En México, Ortiz se ha convertido en una celebridad cultural, y también ha enfrentado críticas, con algunos compositores diciendo que su música es demasiado ostentosa o que falta al respeto a las culturas indígenas. Carlos Miguel Prieto, director de la Sinfónica de Minería que ha trabajado con Ortiz durante casi tres décadas, dijo que ella ha abordado una industria artística profundamente combativa con humor.

“No hay amargura en ella o en su música, solo hay optimismo y determinación”, aseguró.

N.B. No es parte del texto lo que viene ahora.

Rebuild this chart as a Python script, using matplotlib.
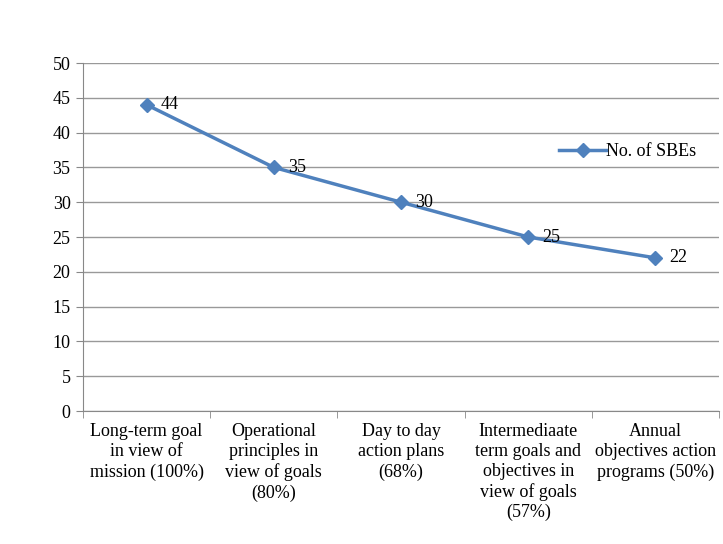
import matplotlib
matplotlib.use("Agg")
import matplotlib.pyplot as plt
import numpy as np

#data
categories = ["Long-term goal\nin view of\nmission (100%)",
              "Operational\nprinciples in\nview of goals\n(80%)",
              "Day to day\naction plans\n(68%)",
              "Intermediaate\nterm goals and\nobjectives in\nview of goals\n(57%)",
              "Annual\nobjectives action\nprograms (50%)"]
values = [44, 35, 30, 25, 22]
series_name = "No. of SBEs"

plt.rcParams['font.family'] = ['Liberation Serif', 'DejaVu Serif']
fs = 13

fig = plt.figure(figsize=(7.23, 5.44), dpi=100)
ax = fig.add_axes([83/723, 1-411/544, 636/723, 348/544])

x = np.arange(len(values))
ax.plot(x, values, color="#4F81BD", lw=2.5, marker="D", ms=7, label=series_name)
for xi, v in zip(x, values):
	ax.annotate(str(v), (xi, v), xytext=(10, 0), textcoords="offset points",
		va="center", ha="left", fontsize=fs)

ax.set_xlim(-0.5, len(values)-0.5)
ax.set_ylim(0, 50)
ax.set_yticks(range(0, 51, 5))
ax.set_xticks(x)
ax.set_xticklabels(categories, fontsize=fs, linespacing=1.22)
ax.set_xticks(np.arange(-0.5, len(values), 1), minor=True)
ax.tick_params(axis="x", which="major", length=0, pad=9)
ax.tick_params(axis="x", which="minor", length=5, color="#888888")
ax.tick_params(axis="y", length=5, color="#888888", labelsize=fs, pad=4)
ax.grid(axis="y", color="#999999", lw=1)
ax.set_axisbelow(True)
for s in ["top", "right"]:
	ax.spines[s].set_visible(False)
for s in ["left", "bottom"]:
	ax.spines[s].set_color("#888888")

ax.legend(loc="center right", bbox_to_anchor=(0.99, 0.745), frameon=False,
	fontsize=fs, handlelength=2.6, handletextpad=0.0)

plt.savefig("out.png", dpi=100)
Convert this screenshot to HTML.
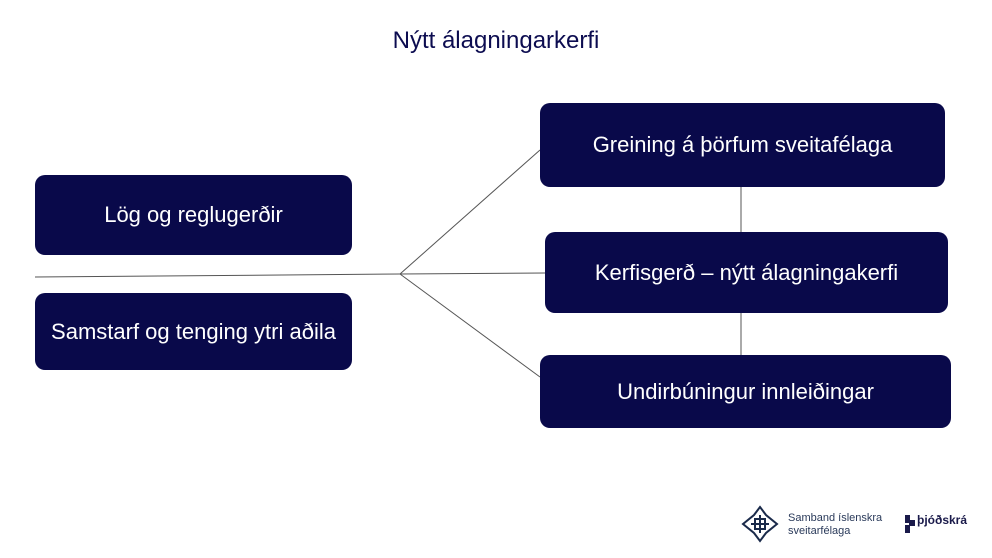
<!DOCTYPE html>
<html><head><meta charset="utf-8"><style>
body{margin:0;width:992px;height:558px;background:#fff;position:relative;overflow:hidden;font-family:"Liberation Sans",sans-serif}
.t{position:absolute;left:0;width:992px;top:27px;text-align:center;font-size:24px;color:#0c0c50}
.b{position:absolute;background:#09094a;border-radius:10px;color:#fff;display:flex;align-items:center;justify-content:center;font-size:22px;white-space:nowrap}
svg{position:absolute;left:0;top:0}
</style></head><body>
<svg width="992" height="558">
<g stroke="#555" stroke-width="1" fill="none">
<line x1="35" y1="277" x2="400" y2="274"/>
<line x1="400" y1="274" x2="545" y2="273"/>
<line x1="400" y1="274" x2="540" y2="150"/>
<line x1="400" y1="274" x2="540" y2="377"/>
<line x1="741" y1="187" x2="741" y2="232"/>
<line x1="741" y1="313" x2="741" y2="355"/>
</g>
<g transform="translate(760,524)" stroke="#1a2a4a" stroke-width="2" fill="none">
<path d="M0,-17 L6,-9 L17,0 L6,9 L0,17 L-6,9 L-17,0 L-6,-9 Z"/>
<path d="M-5,-5 h10 v10 h-10 z M-9,0 h18 M0,-9 v18"/>
</g>
<g transform="translate(905,515)" fill="#1a1a4a"><rect x="0" y="0" width="5" height="8"/><rect x="4" y="5" width="6" height="6"/><rect x="0" y="10" width="5" height="8"/></g>
</svg>
<div class="t">Nýtt álagningarkerfi</div>
<div class="b" style="left:35px;top:175px;width:317px;height:80px">Lög og reglugerðir</div>
<div class="b" style="left:35px;top:293px;width:317px;height:77px">Samstarf og tenging ytri aðila</div>
<div class="b" style="left:540px;top:103px;width:405px;height:84px">Greining á þörfum sveitafélaga</div>
<div class="b" style="left:545px;top:232px;width:403px;height:81px">Kerfisgerð – nýtt álagningakerfi</div>
<div class="b" style="left:540px;top:355px;width:411px;height:73px">Undirbúningur innleiðingar</div>
<div style="position:absolute;left:788px;top:512px;font-size:11px;line-height:13px;color:#2a3a5a">Samband íslenskra<br>sveitarfélaga</div>
<div style="position:absolute;left:917px;top:513px;font-size:12px;font-weight:bold;color:#1a1a4a">þjóðskrá</div>
</body></html>
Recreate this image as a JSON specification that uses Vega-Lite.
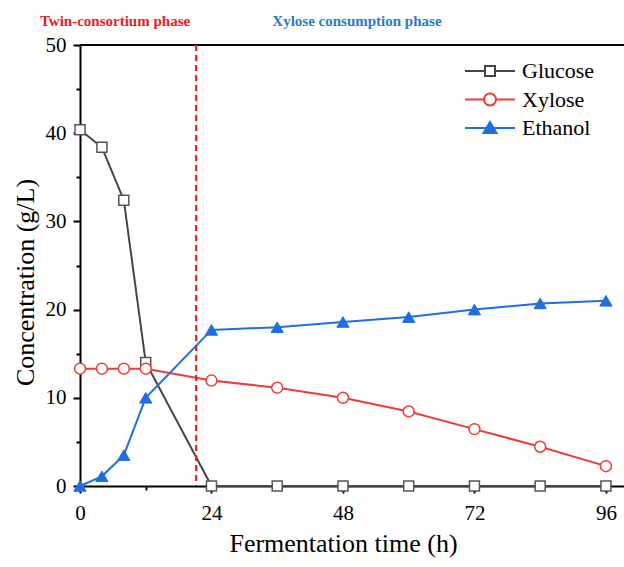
{
  "$schema": "https://vega.github.io/schema/vega-lite/v6.json",
  "autosize": {"type": "none"},
  "padding": {"left": 80, "top": 45, "right": 0, "bottom": 81},
  "width": 544,
  "height": 441,
  "config": {"view": {"stroke": null}, "font": "Liberation Serif"},
  "datasets": {
    "series": [
      {"time": 0, "conc": 40.4, "series": "Glucose"},
      {"time": 4, "conc": 38.4, "series": "Glucose"},
      {"time": 8, "conc": 32.4, "series": "Glucose"},
      {"time": 12, "conc": 14.0, "series": "Glucose"},
      {"time": 24, "conc": 0, "series": "Glucose"},
      {"time": 36, "conc": 0, "series": "Glucose"},
      {"time": 48, "conc": 0, "series": "Glucose"},
      {"time": 60, "conc": 0, "series": "Glucose"},
      {"time": 72, "conc": 0, "series": "Glucose"},
      {"time": 84, "conc": 0, "series": "Glucose"},
      {"time": 96, "conc": 0, "series": "Glucose"},
      {"time": 0, "conc": 13.3, "series": "Xylose"},
      {"time": 4, "conc": 13.3, "series": "Xylose"},
      {"time": 8, "conc": 13.3, "series": "Xylose"},
      {"time": 12, "conc": 13.3, "series": "Xylose"},
      {"time": 24, "conc": 11.95, "series": "Xylose"},
      {"time": 36, "conc": 11.15, "series": "Xylose"},
      {"time": 48, "conc": 10.0, "series": "Xylose"},
      {"time": 60, "conc": 8.45, "series": "Xylose"},
      {"time": 72, "conc": 6.45, "series": "Xylose"},
      {"time": 84, "conc": 4.45, "series": "Xylose"},
      {"time": 96, "conc": 2.25, "series": "Xylose"},
      {"time": 0, "conc": 0, "series": "Ethanol"},
      {"time": 4, "conc": 1.1, "series": "Ethanol"},
      {"time": 8, "conc": 3.5, "series": "Ethanol"},
      {"time": 12, "conc": 10.0, "series": "Ethanol"},
      {"time": 24, "conc": 17.7, "series": "Ethanol"},
      {"time": 36, "conc": 18.0, "series": "Ethanol"},
      {"time": 48, "conc": 18.6, "series": "Ethanol"},
      {"time": 60, "conc": 19.15, "series": "Ethanol"},
      {"time": 72, "conc": 20.0, "series": "Ethanol"},
      {"time": 84, "conc": 20.7, "series": "Ethanol"},
      {"time": 96, "conc": 21.0, "series": "Ethanol"}
    ]
  },
  "layer": [
    {
      "data": {"name": "series"},
      "mark": {"type": "line", "strokeWidth": 2},
      "encoding": {
        "x": {
          "field": "time", "type": "quantitative",
          "scale": {"domain": [0, 99.3], "nice": false, "zero": false},
          "axis": {
            "title": "Fermentation time (h)",
            "values": [0, 12, 24, 36, 48, 60, 72, 84, 96],
            "labelExpr": "datum.value % 24 === 0 ? datum.label : ''",
            "grid": false,
            "domainColor": "black", "domainWidth": 2,
            "tickColor": "black", "tickWidth": 2,
            "tickSize": {"condition": {"test": "datum.value % 24 !== 0", "value": 4}, "value": 7},
            "labelFont": "Liberation Serif", "labelFontSize": 21, "labelColor": "black",
            "labelPadding": 9, "labelOverlap": false, "labelFlush": false,
            "titleFont": "Liberation Serif", "titleFontSize": 26, "titleFontWeight": "normal", "titleColor": "black",
            "titleX": 263, "titleY": 65, "titleBaseline": "alphabetic", "titleAlign": "center"
          }
        },
        "y": {
          "field": "conc", "type": "quantitative",
          "scale": {"domain": [0, 50], "nice": false},
          "axis": {
            "title": "Concentration (g/L)",
            "values": [0, 5, 10, 15, 20, 25, 30, 35, 40, 45, 50],
            "labelExpr": "datum.value % 10 === 0 ? datum.label : ''",
            "grid": false,
            "domainColor": "black", "domainWidth": 2,
            "tickColor": "black", "tickWidth": 2,
            "tickSize": {"condition": {"test": "datum.value % 10 !== 0", "value": 4}, "value": 7},
            "labelFont": "Liberation Serif", "labelFontSize": 21, "labelColor": "black",
            "labelPadding": 7, "labelOverlap": false, "labelFlush": false,
            "titleFont": "Liberation Serif", "titleFontSize": 26, "titleFontWeight": "normal", "titleColor": "black",
            "titleX": -47, "titleY": 237, "titleBaseline": "alphabetic", "titleAlign": "center", "titleAngle": -90
          }
        },
        "stroke": {
          "field": "series", "type": "nominal",
          "scale": {"domain": ["Glucose", "Xylose", "Ethanol"], "range": ["#454545", "#ee3b3b", "#1f6fe0"]}
        }
      }
    },
    {
      "data": {"values": [{"ref": 50}]},
      "mark": {"type": "rule", "color": "black", "strokeWidth": 2},
      "encoding": {"y": {"field": "ref", "type": "quantitative"}}
    },
    {
      "data": {"values": [{"ref": 21.2}]},
      "mark": {"type": "rule", "color": "#ff1a1a", "strokeWidth": 2.2, "strokeDash": [6, 4]},
      "encoding": {"x": {"field": "ref", "type": "quantitative"}}
    },
    {
      "data": {"name": "series"},
      "transform": [{"filter": "datum.series === 'Glucose'"}],
      "mark": {"type": "point", "shape": "square", "size": 100, "filled": false, "fill": "white", "stroke": "#555555", "strokeWidth": 1.5, "opacity": 1},
      "encoding": {"x": {"field": "time", "type": "quantitative"}, "y": {"field": "conc", "type": "quantitative"}}
    },
    {
      "data": {"name": "series"},
      "transform": [{"filter": "datum.series === 'Xylose'"}],
      "mark": {"type": "point", "shape": "circle", "size": 120, "filled": false, "fill": "white", "stroke": "#ee3b3b", "strokeWidth": 1.5, "opacity": 1},
      "encoding": {"x": {"field": "time", "type": "quantitative"}, "y": {"field": "conc", "type": "quantitative"}}
    },
    {
      "data": {"name": "series"},
      "transform": [{"filter": "datum.series === 'Ethanol'"}],
      "mark": {"type": "point", "shape": "triangle-up", "size": 150, "filled": true, "fill": "#1f6fe0", "stroke": "#1f6fe0", "strokeWidth": 1, "opacity": 1},
      "encoding": {"x": {"field": "time", "type": "quantitative"}, "y": {"field": "conc", "type": "quantitative"}}
    },
    {
      "data": {"name": "series"},
      "transform": [{"filter": "datum.time < 0"}],
      "mark": {"type": "point", "filled": false, "strokeWidth": 2, "opacity": 1},
      "encoding": {
        "x": {"field": "time", "type": "quantitative"},
        "y": {"field": "conc", "type": "quantitative"},
        "stroke": {"field": "series", "type": "nominal"},
        "fill": {
          "field": "series", "type": "nominal",
          "scale": {"domain": ["Glucose", "Xylose", "Ethanol"], "range": ["white", "white", "#1f6fe0"]}
        },
        "shape": {
          "field": "series", "type": "nominal",
          "scale": {"domain": ["Glucose", "Xylose", "Ethanol"], "range": [
            "M-2.5,0H-0.5M0.5,0H2.5M-0.5,-0.5H0.5V0.5H-0.5Z",
            "M-2.5,0H-0.6M0.6,0H2.5M0.6,0C0.6,0.331,0.331,0.6,0,0.6C-0.331,0.6,-0.6,0.331,-0.6,0C-0.6,-0.331,-0.331,-0.6,0,-0.6C0.331,-0.6,0.6,-0.331,0.6,0Z",
            "M-2.5,0H2.5M0,-0.6L0.65,0.5L-0.65,0.5Z"
          ]},
          "legend": {
            "orient": "none", "legendX": 399, "legendY": 15, "title": null, "padding": 0,
            "symbolSize": 400, "symbolStrokeWidth": 2,
            "labelFont": "Liberation Serif", "labelFontSize": 22, "labelColor": "black",
            "labelOffset": 21, "rowPadding": 6.5, "labelBaseline": "middle"
          }
        }
      }
    },
    {
      "data": {"values": [{"t": 6.4, "c": 52.15, "label": "Twin-consortium phase"}]},
      "mark": {"type": "text", "color": "#ee1c1c", "fontWeight": "bold", "fontSize": 15, "font": "Liberation Serif", "baseline": "alphabetic", "align": "center"},
      "encoding": {"x": {"field": "t", "type": "quantitative"}, "y": {"field": "c", "type": "quantitative"}, "text": {"field": "label"}}
    },
    {
      "data": {"values": [{"t": 50.55, "c": 52.15, "label": "Xylose consumption phase"}]},
      "mark": {"type": "text", "color": "#2a7bc4", "fontWeight": "bold", "fontSize": 15, "font": "Liberation Serif", "baseline": "alphabetic", "align": "center"},
      "encoding": {"x": {"field": "t", "type": "quantitative"}, "y": {"field": "c", "type": "quantitative"}, "text": {"field": "label"}}
    }
  ]
}
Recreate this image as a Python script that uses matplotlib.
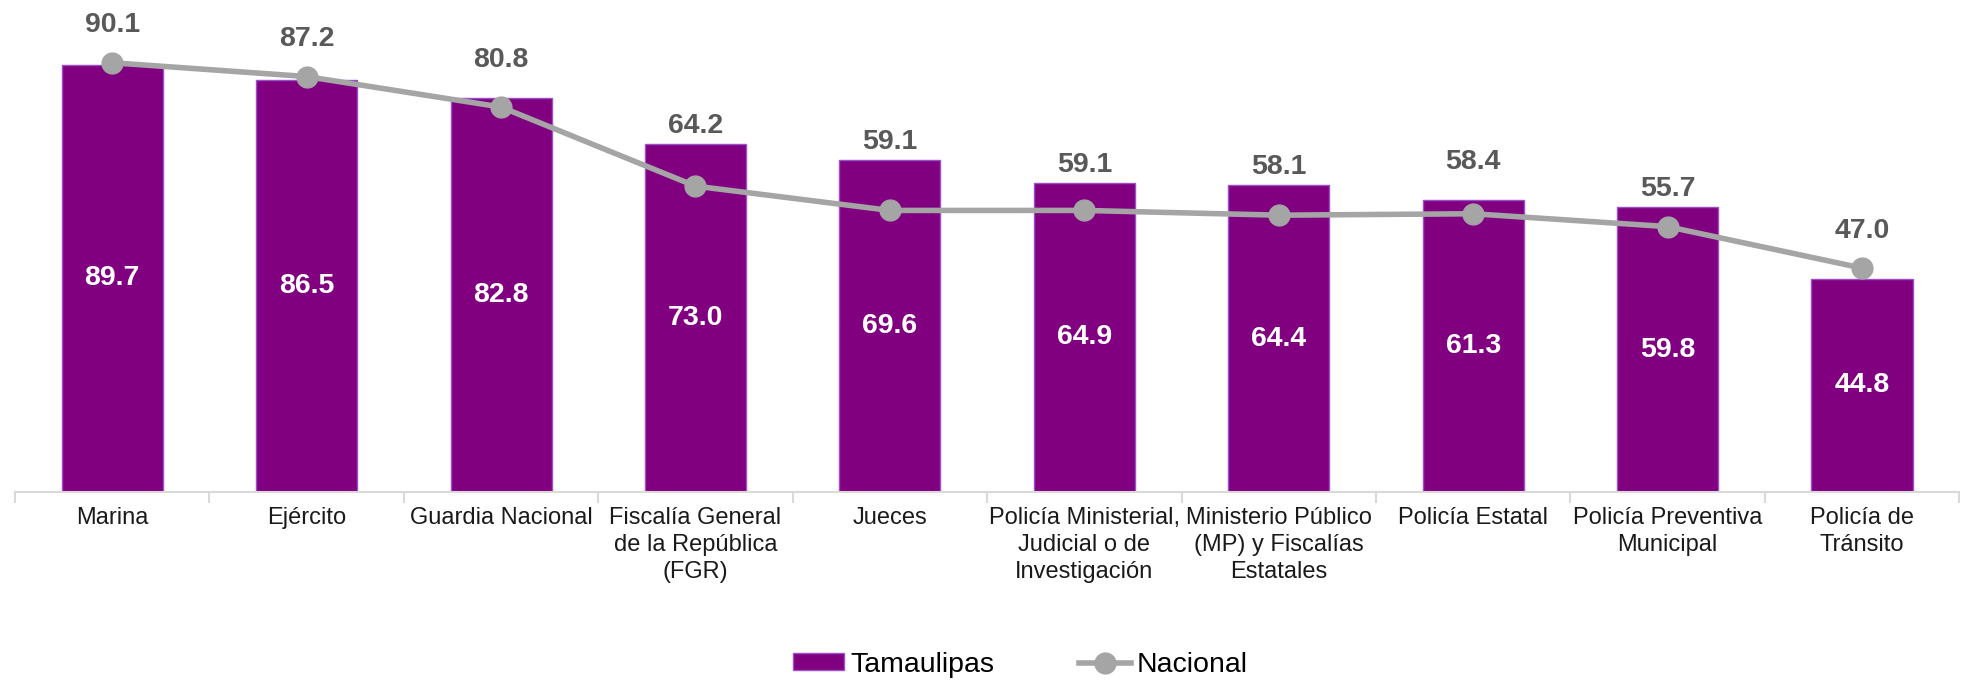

Últimamente Ortiz ha estado pensando en el tiempo y la mortalidad. En 2019, cuando estaba escribiendo “Yanga”, sobre un africano esclavizado que lideró una rebelión en México, le diagnosticaron cáncer de colon. Incrédula, se dijo a sí misma: “Tengo todos estos conciertos por delante, no es mi momento”. Se sometió a quimioterapia y ahora su cáncer está en remisión, pero la experiencia ha traído una mayor urgencia a su vida y música. Tiene visiones de más óperas, conciertos y obras políticas.

“Hay tanto más que quiero decir, historias que quiero contar —dijo—. Necesito tiempo y necesito estar saludable. La música es parte de mí, es más grande que yo; es lo que me mantiene viva”.